In some countries, the bankruptcy system is even more friendly to debtors. For exam­ple, in France the primary duties of the bankruptcy court are to keep the firm in busi­ness and preserve employment. Only once these duties have been performed does the court have a responsibility to creditors. Creditors have minimal control over the process, and it is the court that decides whether the firm should be liquidated or preserved. If the court chooses liquidation, it may select a bidder who offers a lower price but better prospects for employment.
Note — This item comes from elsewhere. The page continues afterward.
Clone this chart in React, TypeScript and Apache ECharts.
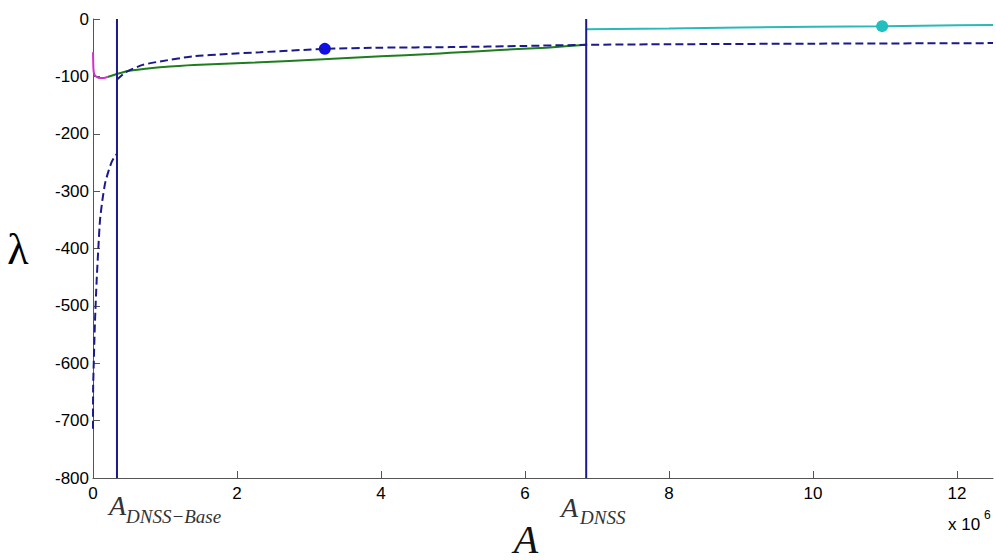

The UK is at the other end of the scale. When a British firm is unable to pay its debts, the control rights pass to the creditors. Most commonly, a designated secured creditor appoints a receiver, who assumes direction of the firm, sells sufficient assets to repay the secured credi­tors, and ensures that any excess funds are used to pay off the other creditors according to the priority of their claims.

Davydenko and Franks, who have examined alternative bankruptcy systems, found that banks responded to these differences in the bankruptcy code by adjusting their lending prac­tices. Nevertheless, as you would expect, lenders recover a smaller proportion of their money in those countries that have a debtor-friendly bankruptcy system. For example, in France the banks recover on average only 47% of the money owed by bankrupt firms, while in the UK, the corresponding figure is 69%.[15]

Of course, the grass is always greener elsewhere. In the United States and France, critics complain about the costs of trying to save businesses that are no longer viable. By contrast, in countries such as the UK, bankruptcy laws are blamed for the demise of healthy businesses and Chapter 11 is held up as a model of an efficient bankruptcy system.